Everything in The Mind’s Eye involves the human body’s complex process for collecting and processing visual input. In other words, The Mind’s Eye is about seeing, or not seeing, or seeing but not understanding what you see.
Dr. Sacks covers both clinical cases in a story format (as he is wont to do) and the story of losing the eyesight in one of his eyes in this book.
Of the two topics, he is unsurprisingly more adept at presenting the clinical cases. When he’s writing about others, his style is interspersed with research examples, quotes from the patient, etc.
When he writes about his own experience losing the eyesight in one eye due to a tumor, much of the presentation is in a diary format, and he often repeats himself. The research is still present, but it’s overwhelmed by the volumes of detail about his personal experience.
Despite the abrupt change in tone and style, the information is still excellent, his content is still understandable (although possibly it helps that I’m a bit of a science and medicine wonk) and his structure still holds up.

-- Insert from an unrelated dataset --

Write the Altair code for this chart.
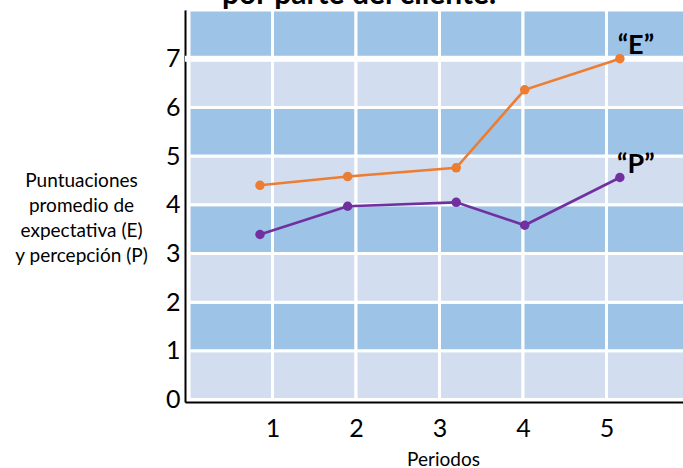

Had he ended the book on his experience, it would have fallen flat, but the last chapter of the book (also called “The Mind’s Eye”) discusses how blind people process information and the wide variation in how we think and visualize what we know. It’s the book’s saving grace and a strong weapon against the ableist tendency to assume that all blindness is like wearing a blindfold, and that all blind people experience blindness the same way.
Because of this last chapter, I’m able to look at my own work in web design with a new approach, and that has made all the difference.